The Pick: Ihor Potieria wins in Round 1 (+380 at FanDuel)


Sean Zerillo: Alex Perez by decision (+380)

Staff Writer at The Action Network

In what should be a competitive flyweight fight, Alex Perez is the underdog to Alexandre Pantoja.

I actually favor Perez, the underdog, on the moneyline, as I detailed in my UFC 277 breakdown. And among the prop options, I also like Perez.

In this main-card matchup, I think Perez has higher decision equity while his Pantoja has more finishing upside, particularly early.

However, I also Perez (24-6) as the more technical fighter, with superior wrestling and cardio. He may also be able to take down Pantoja (24-5) and control him in guard while landing moderate ground and pound. And he should land slightly more volume – though perhaps less damaging blows – when the fight returns to striking range.

All of this leads me to believe Perez will be the superior minute-winner throughout three rounds, mainly down the stretch. So long as he doesn’t get his back taken in a scramble or get clipped on the feet, this could be Perez’s fight to lose.

I bet Perez on the ML at +160, and I will look to add a live bet after Round 1.

But in the prop market, I also like Perez to win by decision. I projected it at +310, but you can get it at +380 for a nearly 4-1 payoff.

The Pick: Alez Perez wins via decision (+380 at BetRivers)


Dann Stupp: Derrick Lewis by decision (+850)

Senior Editor at The Action Network

If our debut edition of the MMA Prop Squad were a beautiful and refreshing punchbowl, my pick would be the housefly in it.

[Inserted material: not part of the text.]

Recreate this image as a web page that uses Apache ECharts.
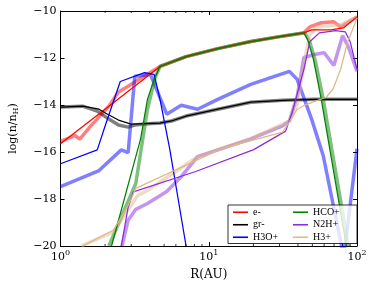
<!DOCTYPE html>
<html><head><meta charset="utf-8">
<script src="https://cdn.jsdelivr.net/npm/echarts@6/dist/echarts.min.js"></script>
<style>html,body{margin:0;padding:0;background:#fff}#c{width:374px;height:286px}</style>
</head><body><div id="c"></div>
<script>
// Data: [R (AU), log(n/nH)]
const eThin   = [[1,-15.65],[2.12,-14.05],[4.69,-12.36],[7.03,-11.94],[11.5,-11.6],[19.2,-11.3],[31.5,-11.07],[43.8,-10.93],[49.4,-10.80],[66.7,-10.80],[81,-10.72],[100,-10.25]];
const eThick  = [[1,-15.55],[1.25,-15.3],[1.35,-15.45],[1.57,-14.95],[2.12,-14.05],[2.46,-13.45],[2.86,-13.2],[3.5,-12.85],[4.69,-12.36],[7.03,-11.94],[11.5,-11.6],[19.2,-11.3],[31.5,-11.07],[43.8,-10.93],[48,-10.68],[57.4,-10.5],[69.8,-10.46],[77.5,-10.68],[100,-10.25]];
const grThin  = [[1,-14.09],[1.41,-14.05],[1.82,-14.18],[2.02,-14.35],[2.46,-14.64],[2.99,-14.81],[4.69,-14.77],[5.6,-14.68],[7.03,-14.47],[11.5,-14.18],[19.2,-13.88],[31.5,-13.8],[51.7,-13.76],[100,-13.76]];
const grThick = [[1,-14.09],[1.41,-14.05],[1.77,-14.26],[2.12,-14.6],[2.46,-14.85],[2.86,-14.94],[3.17,-14.85],[3.69,-14.81],[4.69,-14.77],[5.6,-14.68],[7.03,-14.47],[11.5,-14.18],[19.2,-13.88],[31.5,-13.8],[51.7,-13.76],[100,-13.76]];
const h3oThin = [[1,-16.5],[1.77,-15.91],[2.02,-14.81],[2.53,-13.0],[3.69,-12.62],[4.28,-12.7],[4.69,-13.76],[5.45,-15.86],[7.03,-20.0]];
const h3oThick= [[1,-17.47],[1.35,-17.13],[1.82,-16.79],[2.57,-15.91],[2.86,-16.03],[3.17,-12.78],[4.04,-12.7],[5.21,-14.39],[6.52,-14.01],[8.41,-14.18],[11.5,-13.76],[19.2,-13.12],[35,-12.57],[39.5,-12.91],[49.4,-14.6],[59.2,-16.16],[77.5,-19.79],[81,-20.4],[86.1,-19.24],[100,-15.86]];
const hcoThin = [[2.21,-20],[3.47,-15.44],[3.86,-13.76],[4.28,-12.91],[4.69,-12.36],[7.03,-11.94],[11.5,-11.6],[19.2,-11.3],[31.5,-11.07],[43.8,-10.93],[46.5,-11.22],[50.9,-12.07],[57.4,-13.76],[84.8,-20]];
const hcoThick= [[2.12,-20],[3.22,-17.34],[3.42,-16.29],[3.86,-14.18],[4.35,-12.83],[4.69,-12.36],[7.03,-11.94],[11.5,-11.6],[19.2,-11.3],[31.5,-11.07],[44.5,-10.93],[48,-11.31],[52.5,-12.15],[59.2,-13.76],[87.4,-20]];
const n2hThin = [[2.57,-20],[2.86,-18.35],[3.1,-17.7],[8.17,-16.83],[20.1,-15.9],[33,-15.11],[36.6,-14.3],[43.8,-12.49],[48,-11.31],[55.7,-10.93],[71.9,-10.84],[83.5,-10.89],[90,-11.31],[100,-12.49]];
const n2hThick= [[2.6,-20],[2.86,-18.9],[3.22,-18.44],[3.86,-18.19],[5.21,-17.68],[6.52,-17.05],[8.41,-16.2],[19.2,-15.44],[31.5,-14.89],[35,-14.68],[39.5,-13.63],[43.8,-11.98],[50.9,-11.86],[60,-11.77],[69.8,-12.32],[79.9,-11.05],[87.4,-11.52],[100,-12.57]];
const h3Thin  = [[1.41,-20],[2.28,-19.32],[2.86,-18.27],[3.22,-17.55],[12.2,-15.86],[31.5,-15.15],[35,-14.72],[39.5,-14.18],[45.8,-13.97],[61.9,-13.67],[68.8,-13.33],[77.5,-12.49],[86.1,-11.35],[97.1,-10.51],[100,-10.3]];
const h3Thick = [[1.38,-20],[2.28,-19.4],[2.86,-18.45],[3.32,-17.85],[3.86,-17.64],[8.41,-16.2],[19.2,-15.44],[35,-14.68],[39.5,-13.97],[44.5,-12.07],[48,-11.01],[53.3,-10.68],[77.5,-10.59],[100,-10.25]];
const legendNames = ['e-','gr-','H3O+','HCO+','N2H+','H3+'];
const minorTicks = [2,3,4,5,6,7,8,9,20,30,40,50,60,70,80,90];
const yTicks = {min:-20, max:-10, interval:2};

const colors = {'e-':'#ff0000','gr-':'#000000','H3O+':'#0000ff','HCO+':'#008000','N2H+':'#8a2be2','H3+':'#deb887'};
const thickSets = [['e-',eThick],['gr-',grThick],['H3O+',h3oThick],['HCO+',hcoThick],['N2H+',n2hThick],['H3+',h3Thick]];
const thinSets  = [['e-',eThin],['gr-',grThin],['H3O+',h3oThin],['HCO+',hcoThin],['N2H+',n2hThin],['H3+',h3Thin]];

const series = [];
thickSets.forEach(([n,d])=>series.push({name:n+' (2)',type:'line',data:d,symbol:'none',silent:true,
  lineStyle:{color:colors[n],width:3.5,opacity:0.5},itemStyle:{color:colors[n]},z:2}));
thinSets.forEach(([n,d])=>series.push({name:n,type:'line',data:d,symbol:'none',silent:true,
  lineStyle:{color:colors[n],width:1.25},itemStyle:{color:colors[n]},z:3}));
series.push({type:'custom',silent:true,data:minorTicks.map(v=>[v,-20]),z:5,clip:false,
  renderItem:function(params,api){
    const x = api.coord([api.value(0),-20])[0];
    const cs = params.coordSys; const yb = cs.y+cs.height, yt = cs.y;
    return {type:'group',children:[
      {type:'line',shape:{x1:x,y1:yb,x2:x,y2:yb-2},style:{stroke:'#000',lineWidth:0.8}},
      {type:'line',shape:{x1:x,y1:yt,x2:x,y2:yt+2},style:{stroke:'#000',lineWidth:0.8}}]};
  }});

const serif = 'DejaVu Serif';
const chart = echarts.init(document.getElementById('c'));
chart.setOption({
  animation:false,
  grid:{left:50,right:17,top:11,bottom:38},
  legend:{data:legendNames,orient:'vertical',left:228,top:205,height:38,itemGap:0,
    icon:'rect',itemWidth:15,itemHeight:1.6,padding:[1,4,0,5],
    borderColor:'#000',borderWidth:0.8,backgroundColor:'rgba(255,255,255,0.8)',
    textStyle:{fontFamily:'Liberation Serif',fontSize:10,color:'#000',lineHeight:12.5,width:40}},
  xAxis:[{type:'log',logBase:10,min:1,max:100,name:'R(AU)',nameLocation:'middle',nameGap:23,
    nameTextStyle:{fontFamily:serif,fontSize:12,color:'#000'},
    axisLine:{lineStyle:{color:'#000',width:1}},axisTick:{inside:true,length:4,lineStyle:{color:'#000'}},
    splitLine:{show:false},
    axisLabel:{margin:3,color:'#000',formatter:function(v){return '{b|10}{s|'+Math.round(Math.log10(v))+'}';},
      rich:{b:{fontFamily:serif,fontSize:11,lineHeight:14,verticalAlign:'bottom'},s:{fontFamily:serif,fontSize:8,lineHeight:8,verticalAlign:'top'}}}},
   {type:'log',logBase:10,min:1,max:100,position:'top',axisLine:{lineStyle:{color:'#000'}},
    axisTick:{inside:true,length:4,lineStyle:{color:'#000'}},axisLabel:{show:false},splitLine:{show:false}}],
  yAxis:[{type:'value',min:yTicks.min,max:yTicks.max,interval:yTicks.interval,
    name:'{a|log(n/n}{h|H}{a|)}',nameLocation:'middle',nameGap:41,nameRotate:90,
    nameTextStyle:{color:'#000',rich:{a:{fontFamily:serif,fontSize:11},h:{fontFamily:serif,fontSize:8,verticalAlign:'bottom',padding:[4,0,0,0]}}},
    axisLine:{show:true,lineStyle:{color:'#000'}},axisTick:{show:true,inside:true,length:4,lineStyle:{color:'#000'}},
    splitLine:{show:false},
    axisLabel:{margin:4,color:'#000',fontFamily:serif,fontSize:11,formatter:function(v){return v<0?'\u2212'+Math.abs(v):String(v);}}},
   {type:'value',min:yTicks.min,max:yTicks.max,interval:yTicks.interval,position:'right',
    axisLine:{show:true,lineStyle:{color:'#000'}},axisTick:{show:true,inside:true,length:4,lineStyle:{color:'#000'}},
    axisLabel:{show:false},splitLine:{show:false}}],
  series:series
});
</script></body></html>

I mean, who would really watch the heavyweight rumble between badass Derrick Lewis (26-9) and Sergei Pavlovich (15-1), an absolute mountain of a man, and actually root for a decision?

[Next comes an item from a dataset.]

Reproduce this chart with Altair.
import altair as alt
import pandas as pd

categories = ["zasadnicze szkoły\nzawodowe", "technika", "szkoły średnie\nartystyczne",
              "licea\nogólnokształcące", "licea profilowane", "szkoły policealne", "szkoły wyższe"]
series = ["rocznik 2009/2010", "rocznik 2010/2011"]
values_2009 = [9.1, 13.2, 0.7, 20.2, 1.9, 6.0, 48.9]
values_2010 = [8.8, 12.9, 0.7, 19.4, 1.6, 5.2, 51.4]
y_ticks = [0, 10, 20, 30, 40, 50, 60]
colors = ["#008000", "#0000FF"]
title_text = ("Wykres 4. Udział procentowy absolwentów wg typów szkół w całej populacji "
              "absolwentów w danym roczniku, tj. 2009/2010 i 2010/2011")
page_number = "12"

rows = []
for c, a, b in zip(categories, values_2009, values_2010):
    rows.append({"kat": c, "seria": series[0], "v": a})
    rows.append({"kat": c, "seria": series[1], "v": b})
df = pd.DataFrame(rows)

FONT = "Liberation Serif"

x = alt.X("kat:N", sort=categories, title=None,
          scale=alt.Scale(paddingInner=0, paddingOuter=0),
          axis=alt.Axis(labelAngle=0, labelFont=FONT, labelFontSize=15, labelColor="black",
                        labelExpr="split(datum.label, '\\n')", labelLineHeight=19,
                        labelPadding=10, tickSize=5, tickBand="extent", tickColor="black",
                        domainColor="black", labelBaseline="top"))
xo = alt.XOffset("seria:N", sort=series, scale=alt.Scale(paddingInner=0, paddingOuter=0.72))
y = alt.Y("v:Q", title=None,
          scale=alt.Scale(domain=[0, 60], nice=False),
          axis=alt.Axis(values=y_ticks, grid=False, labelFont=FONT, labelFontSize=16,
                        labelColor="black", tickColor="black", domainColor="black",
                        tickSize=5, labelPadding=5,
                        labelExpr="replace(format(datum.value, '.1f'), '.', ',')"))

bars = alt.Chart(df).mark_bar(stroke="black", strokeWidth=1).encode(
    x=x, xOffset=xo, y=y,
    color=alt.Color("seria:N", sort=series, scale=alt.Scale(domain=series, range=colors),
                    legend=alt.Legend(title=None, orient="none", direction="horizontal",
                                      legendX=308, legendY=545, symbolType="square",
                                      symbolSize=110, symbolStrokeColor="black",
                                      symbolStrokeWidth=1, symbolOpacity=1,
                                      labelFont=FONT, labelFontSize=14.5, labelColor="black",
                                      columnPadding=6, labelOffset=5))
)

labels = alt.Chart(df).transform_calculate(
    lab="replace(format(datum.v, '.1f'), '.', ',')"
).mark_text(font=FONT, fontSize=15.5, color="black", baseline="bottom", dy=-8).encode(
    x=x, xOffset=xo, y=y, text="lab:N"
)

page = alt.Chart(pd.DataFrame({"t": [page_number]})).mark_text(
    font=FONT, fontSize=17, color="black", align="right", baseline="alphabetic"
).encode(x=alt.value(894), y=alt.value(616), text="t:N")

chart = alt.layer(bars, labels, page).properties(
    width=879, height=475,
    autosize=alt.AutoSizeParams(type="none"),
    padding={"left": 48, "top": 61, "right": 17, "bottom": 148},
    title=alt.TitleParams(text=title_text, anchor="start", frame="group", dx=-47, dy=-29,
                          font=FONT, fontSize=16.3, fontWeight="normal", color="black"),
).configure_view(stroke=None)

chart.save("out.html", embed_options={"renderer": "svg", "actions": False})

Alas, if you want the big payoffs, you’ve got to take big risks. And despite the potential for this fight to end with a single meathook from either competitor, I think the potential payoff is just too juicy to ignore this decision prop.

I do favor Lewis in this matchup, especially now that he’s flipped from a small favorite to a small underdog. That moneyline is certainly playable at the +130 price, especially if you think Lewis can survive Pavlovich’s early onslaught.

And if Lewis does survive, then what? He could certainly pour it on and force a stoppage of his own. Or, he could use a more conservative plan to close the distance and avoid his opponent’s massive reach. And if Pavlovich, who’s gone past the first round just three times in 16 pro fights, starts to tire, Lewis could win the later rounds, as he’s done against other scary-but-tiring heavyweights during his lengthy UFC tenure.

Plus, though Lewis has struggled when fighting in his home state of Texas, he could benefit from some hometown cookin’ if this fight goes to the scorecards. If you’re the judge of a close fight, good luck giving the decision to a Russian over a native Texan while dealing with 17,000 partisan MMA fans in Dallas.

Sure, if this bet cashes, a lot of fight fans are going to be disappointed. But a winning ticket on Lewis to win via decision at +850 odds might help soften the blow of this potential slugfest going all 15 minutes.